Les Fourberies de Scapin : Valet de rancoeur
Scène

Les Fourberies de Scapin : Valet de rancoeur

Sournoiseries, manigances mais aussi désirs de vengeance sont au programme de la Compagnie de théâtre Longue Vue, alors que celle-ci nous présente Les Fourberies de Scapin au Gesù, dans une mise en scène d’YVON BILODEAU. LUC SENAY, qui incarnera le rusé personnage, propose un valet que la rancoeur poussera à commettre des actes exagérés.

Ce n’est donc pas du tout sous le signe de la bouffonnerie que la sympathique compagnie, qui a maintenant huit spectacles à son actif, produit cette comédie de Molière. Rappelons que le Théâtre Longue Vue se donne comme mission d’initier les jeunes au théâtre et de leur donner le goût d’y retourner, tout cela sans subvention, animé seulement par le souci de faire du théâtre de qualité, même à petit budget.

Luc Senay est un de ces acteurs qui croient à la portée du Théâtre Longue Vue, alors qu’il joue avec eux et sous la direction d’Yvon Bilodeau pour la deuxième fois. L’acteur, que l’on a longtemps associé au Nouveau Théâtre Expérimental du regretté Jean-Pierre Ronfard, cherche toujours à retrouver la joie et le plaisir dans le travail, ce qu’il ressent rarement dans d’autres compagnies. "Après avoir travaillé dans le plaisir du jeu pendant 11 ans avec Robert Gravel, j’ai eu de la misère à faire le deuil du bonheur que j’avais avec cette famille-là", note l’acteur heureux d’avoir trouvé une telle ambiance au sein d’une équipe composée de Raymond Cloutier, Michèle Deslauriers, Nico Gagnon, Éveline Gélinas, Benoit Langlais, Guillaume Lemay-Thivierge et Charlotte Laurier. "On a besoin d’être inquiet, oui, de se questionner, mais ça ne doit pas basculer dans l’angoisse aiguë, poursuit le comédien. Je me suis questionné sur ce choix d’offrir Scapin à quelqu’un comme moi. Une peur, un manque de confiance, peut-être. Je n’avais jamais vu cette pièce, alors ce fut peut-être plus facile de me dire que je ferais un Scapin bien à moi, mon Scapin."
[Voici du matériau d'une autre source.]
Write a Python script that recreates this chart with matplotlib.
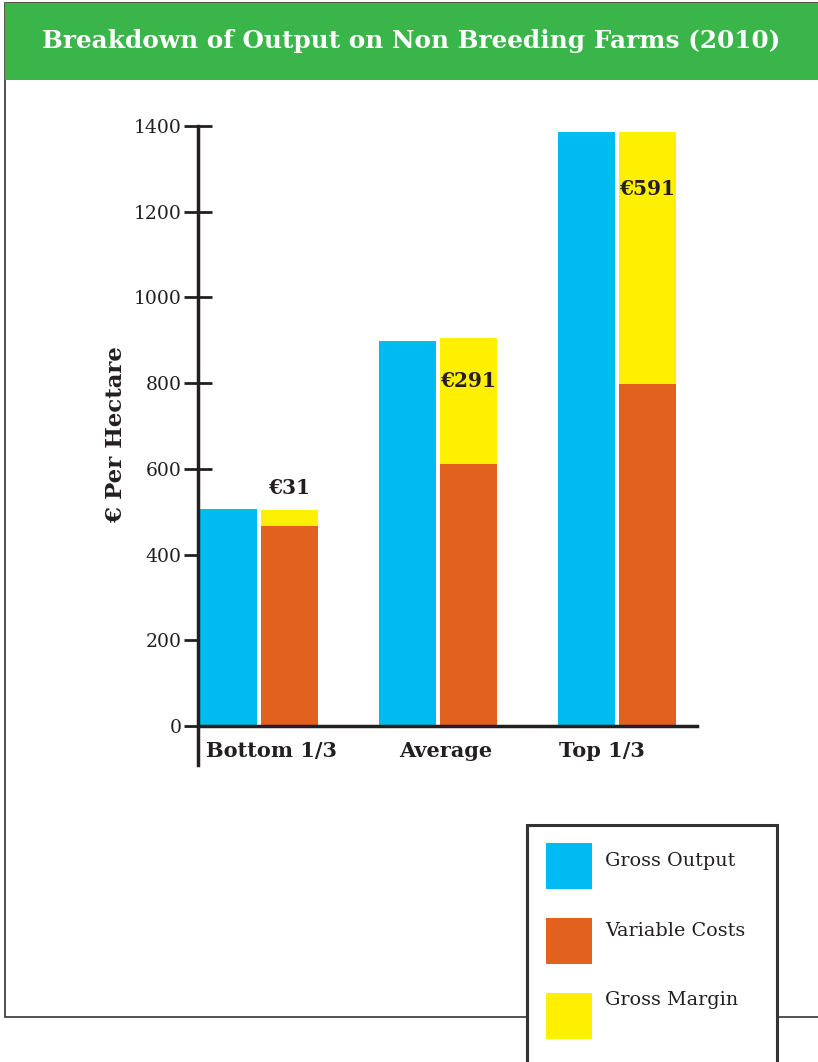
import matplotlib.pyplot as plt
from matplotlib.patches import Rectangle
from matplotlib.lines import Line2D

# data (euro per hectare)
groups = ['Bottom 1/3', 'Average', 'Top 1/3']
gross_output = [506, 898, 1386]
variable_costs = [467, 611, 798]
gross_margin = [37, 294, 588]
margin_labels = ['€31', '€291', '€591']
legend_names = ['Gross Output', 'Variable Costs', 'Gross Margin']

blue = '#00BAF2'
orange = '#E2611F'
yellow = '#FFEF00'
green = '#3AB54A'
ink = '#231F20'

plt.rcParams['font.family'] = ['DejaVu Serif']

fig = plt.figure(figsize=(8.18, 10.62), dpi=100)

# page frame and green title band (behind the axes)
fig.patches.append(Rectangle((5 / 818, 1 - 1017 / 1062), 1, 1017 / 1062 - 0.003,
                             transform=fig.transFigure, facecolor='white',
                             edgecolor='#333333', linewidth=1.2, zorder=-2))
fig.patches.append(Rectangle((5 / 818, 1 - 80 / 1062), 1, 77 / 1062,
                             transform=fig.transFigure, facecolor=green,
                             edgecolor='none', zorder=-1))
fig.text(0.503, 1 - 41 / 1062, 'Breakdown of Output on Non Breeding Farms (2010)',
         color='white', fontsize=17.8, fontweight='bold', ha='center', va='center')

ax = fig.add_axes([198 / 818, 1 - 726 / 1062, 499 / 818, 600 / 1062])
x = list(range(len(groups)))
w = 0.32
xb = [i - 0.172 for i in x]
xo = [i + 0.17 for i in x]

ax.bar(xb, gross_output, width=w, color=blue, zorder=2)
ax.bar(xo, variable_costs, width=w, color=orange, zorder=2)
ax.bar(xo, gross_margin, width=w, bottom=variable_costs, color=yellow, zorder=2)

# margin labels
ax.text(xo[0], gross_output[0] + 25, margin_labels[0], ha='center', va='bottom',
        fontsize=14.5, fontweight='bold', color=ink)
ax.text(xo[1], 805, margin_labels[1], ha='center', va='center',
        fontsize=14.5, fontweight='bold', color=ink)
ax.text(xo[2], 1254, margin_labels[2], ha='center', va='center',
        fontsize=14.5, fontweight='bold', color=ink)

ax.set_xlim(-0.341, 2.447)
ax.set_ylim(0, 1400)
ax.set_yticks(range(0, 1401, 200))
# labels sit a little off the group centres in the original
label_shift = [0.07, 0.045, -0.085]
ax.set_xticks([i + s for i, s in zip(x, label_shift)])
ax.set_xticklabels(groups, fontweight='bold', fontsize=15, color=ink)
ax.tick_params(axis='x', length=0, pad=11)
ax.tick_params(axis='y', direction='inout', length=20, width=2, color=ink,
               labelsize=13.5, labelcolor=ink, pad=2)
for s in ['top', 'right', 'left']:
    ax.spines[s].set_visible(False)
ax.spines['bottom'].set_linewidth(2.5)
ax.spines['bottom'].set_color(ink)
ax.add_line(Line2D([0, 0], [-0.065, 1], transform=ax.transAxes, color=ink,
                   linewidth=2.5, clip_on=False))
ax.set_ylabel('€ Per Hectare', fontsize=16.5, fontweight='bold', color=ink)
ax.yaxis.set_label_coords(-0.142, 0.485)
ax.patch.set_alpha(0)

# legend box, runs off the bottom of the page
fig.patches.append(Rectangle((527 / 818, 1 - 1080 / 1062), 250 / 818, 255 / 1062,
                             transform=fig.transFigure, facecolor='white',
                             edgecolor='#333333', linewidth=2.2, zorder=5))
colors = [blue, orange, yellow]
tops = [843, 918, 993]
text_y = [861, 931, 1000]
for name, c, t, ty in zip(legend_names, colors, tops, text_y):
    fig.patches.append(Rectangle((546 / 818, 1 - (t + 46) / 1062), 46 / 818, 46 / 1062,
                                 transform=fig.transFigure, facecolor=c,
                                 edgecolor='none', zorder=6))
    fig.text(605 / 818, 1 - ty / 1062, name, fontsize=13.8, color=ink,
             ha='left', va='center', zorder=7)

fig.savefig('out.png', dpi=100)
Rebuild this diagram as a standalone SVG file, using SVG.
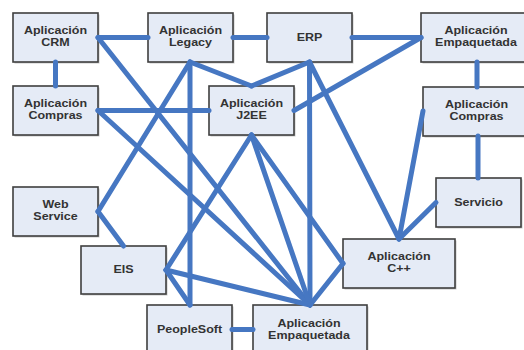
<svg xmlns="http://www.w3.org/2000/svg" width="524" height="350" viewBox="0 0 524 350">
<style>
.box{fill:#e5ebf6;stroke:#3f3f3f;stroke-width:1.6}
.sh{fill:#9a9a9a;opacity:0.55}
.t{font-family:"Liberation Sans",Arial,sans-serif;font-weight:bold;font-size:10px;fill:#333;text-anchor:middle}
.c{stroke:#4677c2;stroke-width:5;stroke-linecap:round;fill:none}
</style>
<rect width="524" height="350" fill="#ffffff"/>
<g id="crm"><rect class="sh" x="14.5" y="14.5" width="85" height="49"/><rect class="box" x="13" y="13" width="85" height="49"/><text class="t" transform="translate(55.5,34) scale(1.25,1)">Aplicación</text><text class="t" transform="translate(55.5,46) scale(1.25,1)">CRM</text></g>
<g id="legacy"><rect class="sh" x="149.5" y="14.5" width="85" height="49"/><rect class="box" x="148" y="13" width="85" height="49"/><text class="t" transform="translate(190.5,34) scale(1.25,1)">Aplicación</text><text class="t" transform="translate(190.5,46) scale(1.25,1)">Legacy</text></g>
<g id="erp"><rect class="sh" x="268.5" y="14.5" width="85" height="49"/><rect class="box" x="267" y="13" width="85" height="49"/><text class="t" transform="translate(309.5,41) scale(1.25,1)">ERP</text></g>
<g id="emp-top"><rect class="sh" x="422.5" y="14.5" width="110" height="49"/><rect class="box" x="421" y="13" width="110" height="49"/><text class="t" transform="translate(476,34) scale(1.25,1)">Aplicación</text><text class="t" transform="translate(476,46) scale(1.25,1)">Empaquetada</text></g>
<g id="compras-left"><rect class="sh" x="14.5" y="87.5" width="85" height="49"/><rect class="box" x="13" y="86" width="85" height="49"/><text class="t" transform="translate(55.5,107) scale(1.25,1)">Aplicación</text><text class="t" transform="translate(55.5,119) scale(1.25,1)">Compras</text></g>
<g id="j2ee"><rect class="sh" x="210.5" y="87.5" width="85" height="49"/><rect class="box" x="209" y="86" width="85" height="49"/><text class="t" transform="translate(251.5,107) scale(1.25,1)">Aplicación</text><text class="t" transform="translate(251.5,119) scale(1.25,1)">J2EE</text></g>
<g id="compras-right"><rect class="sh" x="424.5" y="88.5" width="110" height="49"/><rect class="box" x="423" y="87" width="110" height="49"/><text class="t" transform="translate(476.5,108) scale(1.25,1)">Aplicación</text><text class="t" transform="translate(476.5,120) scale(1.25,1)">Compras</text></g>
<g id="web-service"><rect class="sh" x="14.5" y="188.5" width="85" height="49"/><rect class="box" x="13" y="187" width="85" height="49"/><text class="t" transform="translate(55.5,208) scale(1.25,1)">Web</text><text class="t" transform="translate(55.5,220) scale(1.25,1)">Service</text></g>
<g id="servicio"><rect class="sh" x="437.5" y="179.5" width="85" height="49"/><rect class="box" x="436" y="178" width="85" height="49"/><text class="t" transform="translate(478.5,206) scale(1.25,1)">Servicio</text></g>
<g id="eis"><rect class="sh" x="82.5" y="247.5" width="85" height="48"/><rect class="box" x="81" y="246" width="85" height="48"/><text class="t" transform="translate(123.5,273) scale(1.25,1)">EIS</text></g>
<g id="cpp"><rect class="sh" x="344.5" y="240.5" width="112" height="49"/><rect class="box" x="343" y="239" width="112" height="49"/><text class="t" transform="translate(399,260) scale(1.25,1)">Aplicación</text><text class="t" transform="translate(399,272) scale(1.25,1)">C++</text></g>
<g id="peoplesoft"><rect class="sh" x="148.5" y="306.5" width="85" height="49"/><rect class="box" x="147" y="305" width="85" height="49"/><text class="t" transform="translate(189.5,333) scale(1.25,1)">PeopleSoft</text></g>
<g id="emp-bottom"><rect class="sh" x="254.5" y="306.5" width="114" height="49"/><rect class="box" x="253" y="305" width="114" height="49"/><text class="t" transform="translate(309,327) scale(1.25,1)">Aplicación</text><text class="t" transform="translate(309,339) scale(1.25,1)">Empaquetada</text></g>
<g id="connectors">
<line class="c" x1="98" y1="37.5" x2="148" y2="37.5"/>
<line class="c" x1="233" y1="37.5" x2="267" y2="37.5"/>
<line class="c" x1="352" y1="37.5" x2="421" y2="37.5"/>
<line class="c" x1="55.5" y1="62" x2="55.5" y2="86"/>
<line class="c" x1="98" y1="110.5" x2="209" y2="110.5"/>
<line class="c" x1="477" y1="62" x2="477" y2="87"/>
<line class="c" x1="478" y1="136" x2="478" y2="178"/>
<line class="c" x1="436" y1="202.5" x2="399" y2="239"/>
<line class="c" x1="98" y1="211.5" x2="123.5" y2="246"/>
<line class="c" x1="232" y1="329.5" x2="253" y2="329.5"/>
<line class="c" x1="98" y1="37.5" x2="310" y2="305"/>
<line class="c" x1="98" y1="110.5" x2="310" y2="305"/>
<line class="c" x1="190" y1="62" x2="190" y2="305"/>
<line class="c" x1="190" y1="62" x2="98" y2="211.5"/>
<line class="c" x1="190" y1="62" x2="251.5" y2="86"/>
<line class="c" x1="309.5" y1="62" x2="251.5" y2="86"/>
<line class="c" x1="309.5" y1="62" x2="310" y2="305"/>
<line class="c" x1="309.5" y1="62" x2="399" y2="239"/>
<line class="c" x1="294" y1="110.5" x2="421" y2="37.5"/>
<line class="c" x1="423" y1="111" x2="399" y2="239"/>
<line class="c" x1="251.5" y1="135" x2="166" y2="270"/>
<line class="c" x1="251.5" y1="135" x2="310" y2="305"/>
<line class="c" x1="251.5" y1="135" x2="343" y2="263.5"/>
<line class="c" x1="166" y1="270" x2="190" y2="305"/>
<line class="c" x1="166" y1="270" x2="310" y2="305"/>
<line class="c" x1="343" y1="263.5" x2="310" y2="305"/>
</g>
</svg>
Et le Scapin de Luc Senay semble digne d’intérêt. On retrouvera le fourbe en pause, n’ayant plus le désir d’être grimacier ou perfide, commençant la pièce allongé dans un hamac. "Il a accroché ses mensonges, nous dit l’acteur. Mais devant la pureté de l’amour d’Octave et d’Hyacinthe, il décide de reprendre le collier. Tranquillement, toute sa vengeance va ressortir, à la fois à cause de ses démêlés avec la justice mais surtout par rapport à son maître Géronte. Il saute une coche, il va trop loin. Même après avoir réglé l’affaire des jeunes amoureux, il dépasse la frontière. On se retrouve alors devant un cas de vengeance personnelle."

Il n’y a toutefois pas relecture afin de moderniser la pièce, voire de l’alléger, comme on le voit souvent dans des productions visant un public adolescent. "On ne s’éloigne pas de la rigueur classique. On n’a pas le budget pour le faste habituel, bien sûr; c’est monté sobrement, mais efficacement, précise Luc Senay. La scénographie rappellera les tréteaux du théâtre de l’époque. Le jeu des acteurs y sera aussi pour beaucoup. Il y a des échos de commedia dell’arte dans certains jeux, notamment dans celui de Nico Gagnon, qui incarnera Sylvestre, l’autre valet. Nous déployons aussi parfois une énergie de bande dessinée. Scapin doit imiter des voix de soldats et je me suis inspiré des personnages des frères Dalton, par exemple."

Citoyen engagé, Luc Senay croit fermement que le théâtre peut éveiller les gens, adolescents comme adultes. "Quand on demande à quelqu’un qui a regardé la télé la veille ce qu’il a vu, il répondra: pas grand-chose. Quand on le demande à quelqu’un qui est allé au théâtre, il va répondre: j’ai haï ça, et se mettre à en parler; ou, à l’inverse, il va parler d’un coup de coeur, ou encore dire que c’était moyen pour X raisons. Mais il s’est passé quelque chose! Faire du théâtre, c’est donner ce goût-là aux gens. Et devant un public adolescent, c’est encore plus important. C’est formidable si les jeunes ressortent en disant que le théâtre, le classique, c’est le fun. La difficulté pour nous, c’est qu’il ne faut pas trahir les enjeux en faisant de la bouffonnerie. On veut tenir le spectateur en haleine. Scapin réussira-t-il à duper Géronte? Jusqu’où? On veut garder la tension tout le long…"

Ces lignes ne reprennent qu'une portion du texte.